30/10/24. La memoria es un largo pasillo de espejos hundidos y convexos, donde cada episodio se estrecha o alarga según nuestra capacidad de engañarnos a nosotros mismos. No somos más que recuerdos inventados, dijo Enrique Vila-Matas, y García Márquez le agregó que la vida no es la que uno vivió “sino la que recuerda y cómo la recuerda para contarla”.
Escuchamos a papá hablar de la fuga de casi ocho mil millones de dólares de capitales y el descenso de las reservas internacionales, que había que amarrarse los pantalones, ... pero eso fue, para nosotros, como escuchar a un físico nuclear...
En 1983 teníamos casi doce años, nos habían mudado a la fuerza a un remoto paraje equinoccial en la periferia de Caracas, nos abríamos paso a codazos hacia la adolescencia y no teníamos ni la más remota idea del mundo trémulo de los adultos que para nosotros eran, en síntesis, el enemigo.
Más de una vez, en el transcurso de ese año que sonaba a Michael Jackson y a Madonna, a Porfi Jiménez y a Melissa, vimos un celaje de movimientos espasmódicos en alguna habitación de casa, golpetazo de una puerta, la salida acelerada de papá como una tromba ruidosa y mi mamá sollozando en silencio como un rumor desconcertante, que no cabía en la felicidad de cabriola que practicábamos cual convencidos oficiantes.
¿Crisis? Una palabra ausente en nuestro escaso repertorio verbal. ¿Dólar? Más bien dolor de un pelotazo en una canilla durante nuestras prácticas de béisbol cuando anunciábamos un promisorio futuro en el deporte rey, que finalmente no llegó ni a cruzar la esquina. ¿Bolívar? El héroe, uno más del breviario escolar.
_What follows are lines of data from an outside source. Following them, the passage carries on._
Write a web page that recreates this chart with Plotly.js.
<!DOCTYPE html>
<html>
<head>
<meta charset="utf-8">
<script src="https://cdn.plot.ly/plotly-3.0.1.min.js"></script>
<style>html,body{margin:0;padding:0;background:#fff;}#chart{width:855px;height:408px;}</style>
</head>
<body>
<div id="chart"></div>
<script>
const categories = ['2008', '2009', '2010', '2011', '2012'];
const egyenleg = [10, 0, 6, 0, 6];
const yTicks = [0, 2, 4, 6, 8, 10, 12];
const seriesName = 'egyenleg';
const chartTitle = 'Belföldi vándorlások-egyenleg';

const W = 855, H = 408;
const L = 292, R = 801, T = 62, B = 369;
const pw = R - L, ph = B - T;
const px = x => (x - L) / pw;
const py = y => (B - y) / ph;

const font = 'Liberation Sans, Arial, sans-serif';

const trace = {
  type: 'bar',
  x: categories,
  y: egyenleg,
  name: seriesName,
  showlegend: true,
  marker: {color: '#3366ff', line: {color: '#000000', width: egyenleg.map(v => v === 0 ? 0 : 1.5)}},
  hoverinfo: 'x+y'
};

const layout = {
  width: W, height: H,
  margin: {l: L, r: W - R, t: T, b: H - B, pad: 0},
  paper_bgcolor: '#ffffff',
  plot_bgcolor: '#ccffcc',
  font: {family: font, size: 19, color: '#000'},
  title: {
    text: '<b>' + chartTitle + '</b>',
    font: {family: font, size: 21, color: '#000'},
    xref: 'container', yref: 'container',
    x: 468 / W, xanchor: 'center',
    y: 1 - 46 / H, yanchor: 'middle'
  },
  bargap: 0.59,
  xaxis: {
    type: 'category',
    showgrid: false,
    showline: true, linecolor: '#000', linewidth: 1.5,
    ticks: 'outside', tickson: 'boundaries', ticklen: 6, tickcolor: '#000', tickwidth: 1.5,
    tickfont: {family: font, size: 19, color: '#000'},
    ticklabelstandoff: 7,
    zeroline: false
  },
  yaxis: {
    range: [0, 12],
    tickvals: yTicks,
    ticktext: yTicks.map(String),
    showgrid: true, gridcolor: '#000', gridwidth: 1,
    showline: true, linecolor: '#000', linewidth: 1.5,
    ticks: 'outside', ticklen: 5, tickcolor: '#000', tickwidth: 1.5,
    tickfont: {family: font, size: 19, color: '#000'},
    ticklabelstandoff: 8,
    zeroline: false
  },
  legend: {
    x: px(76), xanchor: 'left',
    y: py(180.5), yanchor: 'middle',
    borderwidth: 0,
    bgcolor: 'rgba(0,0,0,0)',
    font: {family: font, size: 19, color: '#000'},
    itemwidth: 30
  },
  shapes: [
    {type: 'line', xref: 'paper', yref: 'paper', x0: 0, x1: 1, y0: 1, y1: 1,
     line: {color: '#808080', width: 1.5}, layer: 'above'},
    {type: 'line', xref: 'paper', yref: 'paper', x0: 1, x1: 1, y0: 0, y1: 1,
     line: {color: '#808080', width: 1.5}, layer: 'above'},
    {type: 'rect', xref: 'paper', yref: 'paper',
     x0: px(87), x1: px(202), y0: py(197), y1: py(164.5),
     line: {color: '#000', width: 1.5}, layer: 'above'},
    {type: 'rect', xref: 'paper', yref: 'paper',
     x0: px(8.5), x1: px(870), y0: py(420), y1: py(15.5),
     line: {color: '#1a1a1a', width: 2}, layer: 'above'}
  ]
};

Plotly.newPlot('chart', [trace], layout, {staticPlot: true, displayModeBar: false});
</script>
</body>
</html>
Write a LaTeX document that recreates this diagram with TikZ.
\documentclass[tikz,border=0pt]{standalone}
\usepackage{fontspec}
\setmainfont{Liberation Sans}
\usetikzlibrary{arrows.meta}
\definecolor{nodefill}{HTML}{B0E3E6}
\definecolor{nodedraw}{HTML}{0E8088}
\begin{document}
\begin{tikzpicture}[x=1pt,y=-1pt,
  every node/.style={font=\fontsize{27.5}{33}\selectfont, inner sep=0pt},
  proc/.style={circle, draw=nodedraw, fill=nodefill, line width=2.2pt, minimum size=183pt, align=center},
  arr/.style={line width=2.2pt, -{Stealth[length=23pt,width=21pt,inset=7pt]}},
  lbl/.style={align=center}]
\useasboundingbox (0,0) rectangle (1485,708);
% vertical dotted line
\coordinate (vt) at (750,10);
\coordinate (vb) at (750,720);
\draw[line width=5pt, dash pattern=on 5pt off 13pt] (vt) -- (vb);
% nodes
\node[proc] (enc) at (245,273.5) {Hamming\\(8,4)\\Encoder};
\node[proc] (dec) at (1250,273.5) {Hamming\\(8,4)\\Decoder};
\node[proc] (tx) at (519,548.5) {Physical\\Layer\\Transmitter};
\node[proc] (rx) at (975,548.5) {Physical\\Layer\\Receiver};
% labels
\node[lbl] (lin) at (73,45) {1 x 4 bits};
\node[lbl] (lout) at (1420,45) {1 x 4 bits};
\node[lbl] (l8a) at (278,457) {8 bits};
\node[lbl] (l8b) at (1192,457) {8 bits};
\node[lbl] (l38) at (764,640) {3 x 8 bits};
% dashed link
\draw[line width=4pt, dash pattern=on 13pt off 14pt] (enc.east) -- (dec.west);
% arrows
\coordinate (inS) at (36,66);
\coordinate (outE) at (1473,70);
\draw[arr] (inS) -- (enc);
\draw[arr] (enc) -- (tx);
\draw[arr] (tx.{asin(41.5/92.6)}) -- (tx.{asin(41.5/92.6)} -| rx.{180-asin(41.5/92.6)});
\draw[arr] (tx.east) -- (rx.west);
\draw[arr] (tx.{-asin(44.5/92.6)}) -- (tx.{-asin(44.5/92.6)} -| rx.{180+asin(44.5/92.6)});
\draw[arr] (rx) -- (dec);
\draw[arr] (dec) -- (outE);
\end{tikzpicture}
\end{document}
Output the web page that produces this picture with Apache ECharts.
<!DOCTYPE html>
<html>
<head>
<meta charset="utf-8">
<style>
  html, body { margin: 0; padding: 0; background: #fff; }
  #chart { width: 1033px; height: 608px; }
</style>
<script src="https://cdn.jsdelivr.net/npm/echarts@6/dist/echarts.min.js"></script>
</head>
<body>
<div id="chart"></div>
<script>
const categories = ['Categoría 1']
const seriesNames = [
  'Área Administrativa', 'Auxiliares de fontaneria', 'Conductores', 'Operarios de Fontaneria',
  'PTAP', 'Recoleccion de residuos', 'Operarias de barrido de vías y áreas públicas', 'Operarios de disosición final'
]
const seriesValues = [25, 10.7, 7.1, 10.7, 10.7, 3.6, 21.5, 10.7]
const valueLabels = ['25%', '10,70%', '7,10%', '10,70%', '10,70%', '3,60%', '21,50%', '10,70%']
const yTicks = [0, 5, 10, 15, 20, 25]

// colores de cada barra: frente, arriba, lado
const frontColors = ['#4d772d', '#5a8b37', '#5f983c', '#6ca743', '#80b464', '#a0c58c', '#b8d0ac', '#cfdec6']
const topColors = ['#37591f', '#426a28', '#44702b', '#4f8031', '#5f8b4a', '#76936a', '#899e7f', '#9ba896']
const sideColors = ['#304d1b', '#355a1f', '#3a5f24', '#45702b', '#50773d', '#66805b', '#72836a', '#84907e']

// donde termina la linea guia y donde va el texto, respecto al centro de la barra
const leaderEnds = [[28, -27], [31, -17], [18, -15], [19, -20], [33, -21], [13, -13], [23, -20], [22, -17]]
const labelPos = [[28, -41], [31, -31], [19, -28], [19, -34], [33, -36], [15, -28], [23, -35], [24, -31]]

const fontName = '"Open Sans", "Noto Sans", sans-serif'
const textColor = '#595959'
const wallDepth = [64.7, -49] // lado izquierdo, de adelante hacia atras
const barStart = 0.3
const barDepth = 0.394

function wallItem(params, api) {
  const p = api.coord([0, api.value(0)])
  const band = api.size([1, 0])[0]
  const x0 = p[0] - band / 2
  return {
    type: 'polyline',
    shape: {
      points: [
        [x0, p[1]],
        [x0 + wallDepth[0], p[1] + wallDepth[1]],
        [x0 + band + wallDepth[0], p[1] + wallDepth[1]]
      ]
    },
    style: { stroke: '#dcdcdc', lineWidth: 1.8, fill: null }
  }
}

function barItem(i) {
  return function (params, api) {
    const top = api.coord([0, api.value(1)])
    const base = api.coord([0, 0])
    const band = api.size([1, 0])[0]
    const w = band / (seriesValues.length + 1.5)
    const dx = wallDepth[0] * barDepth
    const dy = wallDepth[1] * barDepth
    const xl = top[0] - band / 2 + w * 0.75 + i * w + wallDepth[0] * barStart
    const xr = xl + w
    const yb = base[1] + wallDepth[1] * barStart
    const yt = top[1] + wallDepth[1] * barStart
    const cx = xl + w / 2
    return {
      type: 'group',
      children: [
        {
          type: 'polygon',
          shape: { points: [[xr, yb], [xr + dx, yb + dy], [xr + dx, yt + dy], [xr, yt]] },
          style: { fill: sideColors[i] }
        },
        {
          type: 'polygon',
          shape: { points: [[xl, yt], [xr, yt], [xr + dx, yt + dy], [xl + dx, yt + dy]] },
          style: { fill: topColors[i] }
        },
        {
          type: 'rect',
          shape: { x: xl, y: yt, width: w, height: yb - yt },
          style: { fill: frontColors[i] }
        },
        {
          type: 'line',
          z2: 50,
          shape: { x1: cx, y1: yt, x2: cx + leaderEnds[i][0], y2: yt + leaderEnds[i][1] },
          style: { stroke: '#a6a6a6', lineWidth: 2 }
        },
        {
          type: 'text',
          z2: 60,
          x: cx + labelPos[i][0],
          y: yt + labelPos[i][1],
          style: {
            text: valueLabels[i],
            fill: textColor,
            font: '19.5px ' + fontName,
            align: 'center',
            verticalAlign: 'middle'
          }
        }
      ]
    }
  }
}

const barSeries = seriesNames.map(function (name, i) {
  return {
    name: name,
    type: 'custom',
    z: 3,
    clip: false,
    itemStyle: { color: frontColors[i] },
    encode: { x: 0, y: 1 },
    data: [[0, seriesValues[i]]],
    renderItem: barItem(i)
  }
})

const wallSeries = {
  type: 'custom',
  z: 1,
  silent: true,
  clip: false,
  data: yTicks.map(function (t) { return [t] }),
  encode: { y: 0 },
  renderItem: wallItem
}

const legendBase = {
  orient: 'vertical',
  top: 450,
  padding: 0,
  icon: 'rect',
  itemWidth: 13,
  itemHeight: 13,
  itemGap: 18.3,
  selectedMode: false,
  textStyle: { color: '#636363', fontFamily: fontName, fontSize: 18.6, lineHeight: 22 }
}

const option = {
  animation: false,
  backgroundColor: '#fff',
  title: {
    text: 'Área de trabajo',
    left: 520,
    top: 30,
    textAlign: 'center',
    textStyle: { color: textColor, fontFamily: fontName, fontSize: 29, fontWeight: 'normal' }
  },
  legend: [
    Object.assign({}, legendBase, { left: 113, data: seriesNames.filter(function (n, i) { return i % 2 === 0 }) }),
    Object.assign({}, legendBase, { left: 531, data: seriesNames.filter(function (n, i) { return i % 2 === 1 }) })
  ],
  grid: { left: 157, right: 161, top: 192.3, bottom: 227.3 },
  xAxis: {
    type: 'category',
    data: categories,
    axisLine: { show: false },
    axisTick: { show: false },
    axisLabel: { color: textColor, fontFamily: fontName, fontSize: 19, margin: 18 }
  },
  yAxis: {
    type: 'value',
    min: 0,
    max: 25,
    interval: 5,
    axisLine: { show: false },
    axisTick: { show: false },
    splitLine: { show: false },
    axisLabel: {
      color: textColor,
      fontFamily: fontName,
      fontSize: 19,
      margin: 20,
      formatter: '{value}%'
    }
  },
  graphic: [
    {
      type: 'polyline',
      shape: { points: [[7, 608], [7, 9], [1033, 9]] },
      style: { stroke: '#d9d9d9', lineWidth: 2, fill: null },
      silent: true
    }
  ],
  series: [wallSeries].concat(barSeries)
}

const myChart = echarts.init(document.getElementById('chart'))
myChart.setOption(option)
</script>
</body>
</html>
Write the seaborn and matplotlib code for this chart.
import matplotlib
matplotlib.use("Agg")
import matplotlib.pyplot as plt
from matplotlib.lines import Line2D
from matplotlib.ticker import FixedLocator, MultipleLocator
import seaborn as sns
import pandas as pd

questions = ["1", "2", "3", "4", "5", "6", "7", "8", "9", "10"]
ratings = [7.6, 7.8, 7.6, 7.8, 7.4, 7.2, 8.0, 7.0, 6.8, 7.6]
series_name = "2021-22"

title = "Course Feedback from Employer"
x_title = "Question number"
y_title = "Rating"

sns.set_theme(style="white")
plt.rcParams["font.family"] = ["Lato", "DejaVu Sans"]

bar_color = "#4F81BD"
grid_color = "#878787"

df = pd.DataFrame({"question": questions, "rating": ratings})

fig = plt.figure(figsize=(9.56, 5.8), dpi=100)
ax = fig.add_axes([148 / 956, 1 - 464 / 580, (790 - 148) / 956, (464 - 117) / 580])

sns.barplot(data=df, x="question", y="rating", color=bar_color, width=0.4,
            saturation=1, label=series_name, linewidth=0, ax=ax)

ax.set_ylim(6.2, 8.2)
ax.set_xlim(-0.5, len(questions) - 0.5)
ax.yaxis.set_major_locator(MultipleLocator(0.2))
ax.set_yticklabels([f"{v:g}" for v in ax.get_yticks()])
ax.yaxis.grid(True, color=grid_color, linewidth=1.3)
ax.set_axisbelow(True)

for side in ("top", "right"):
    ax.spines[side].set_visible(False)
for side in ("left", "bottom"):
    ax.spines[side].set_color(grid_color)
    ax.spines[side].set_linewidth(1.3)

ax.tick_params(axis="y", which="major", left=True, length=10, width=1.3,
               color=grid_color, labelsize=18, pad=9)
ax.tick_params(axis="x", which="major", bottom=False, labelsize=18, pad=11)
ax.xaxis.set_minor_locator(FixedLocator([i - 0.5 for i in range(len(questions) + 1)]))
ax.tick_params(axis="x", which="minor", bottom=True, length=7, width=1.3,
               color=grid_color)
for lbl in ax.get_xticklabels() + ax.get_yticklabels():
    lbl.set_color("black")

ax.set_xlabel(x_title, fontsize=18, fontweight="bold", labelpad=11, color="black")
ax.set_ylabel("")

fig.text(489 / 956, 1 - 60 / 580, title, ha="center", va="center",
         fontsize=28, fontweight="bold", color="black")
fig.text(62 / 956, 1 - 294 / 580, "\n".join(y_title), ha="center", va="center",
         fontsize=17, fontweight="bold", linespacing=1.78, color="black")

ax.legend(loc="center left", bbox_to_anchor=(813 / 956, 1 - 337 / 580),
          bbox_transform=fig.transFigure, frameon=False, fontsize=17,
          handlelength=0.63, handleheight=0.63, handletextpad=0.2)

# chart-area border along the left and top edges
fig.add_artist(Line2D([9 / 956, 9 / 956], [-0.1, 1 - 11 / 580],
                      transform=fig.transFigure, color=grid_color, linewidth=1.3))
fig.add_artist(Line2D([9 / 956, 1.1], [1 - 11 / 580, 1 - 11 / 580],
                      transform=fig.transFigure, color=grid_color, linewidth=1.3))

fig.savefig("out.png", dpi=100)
Pero nada más que no fuera risa fácil, carnavales pasados por agua y el espaciamiento de la ingesta de carne, de una vez diaria a una vez a la semana, sin razón aparente pero tampoco sin trauma.
Éramos felices, a nuestra manera, montando trompo en caballito, manejando bicicleta, disparando uñita y volado con la “juguita”, la taima en la ere paralizada, detenido en el aire con el stop; un, dos, tres, pollito inglés; guataco por la oreja y la guarimba donde nos refugiábamos para evitar ser sometidos por policías o ladrones de ficción.
A los doce años descubrimos los besos apasionados: una lengua puntiaguda de una muchachita de pelos rizados nos atravesó la garganta y casi nos ahoga, traumando nuestro acercamiento a uno de los gustos más delirantes de la sexualidad. ¿A quién coño le importaba el ardid discursivo de un señor que hablaba en Tv sobre la salida del país del patrón oro y del inicio de una etapa de descalabro entre el gasto público y los ingresos del Estado, si lo que queríamos era caernos a besos para siempre, con todo y trauma, a la hora del recreo o en los parques a escondidas?
Escuchamos a papá hablar de la fuga de casi ocho mil millones de dólares de capitales y el descenso de las reservas internacionales, que había que amarrarse los pantalones, recortar los gastos, evitar los excesos, pero eso fue, para nosotros, como escuchar a un físico nuclear explicarnos la activación neutrónica y el confinamiento inercial.
“Ahora si es verdad que se jodió la vaina” anunció seguidamente mamá, y fue tan importante para nosotros como la aurora boreal o la hermenéutica de Ricoeur, cuando andábamos desquiciados descubriendo la masturbación, mientras un tal “Búfalo” Díaz Bruzual, anunciaba por los medios que el dólar sería llevado de 4,30 a 6,30 bolívares, con lo que jodieron a medio país menos a nosotros, que andábamos distraídos elevando cometas de celofán sobre los cielos lavados de febrero, apostando a que mañana sería aún mejor.
Así de clarito lo recuerdo, como si fuera ayer, en esa fábula que es el pasado.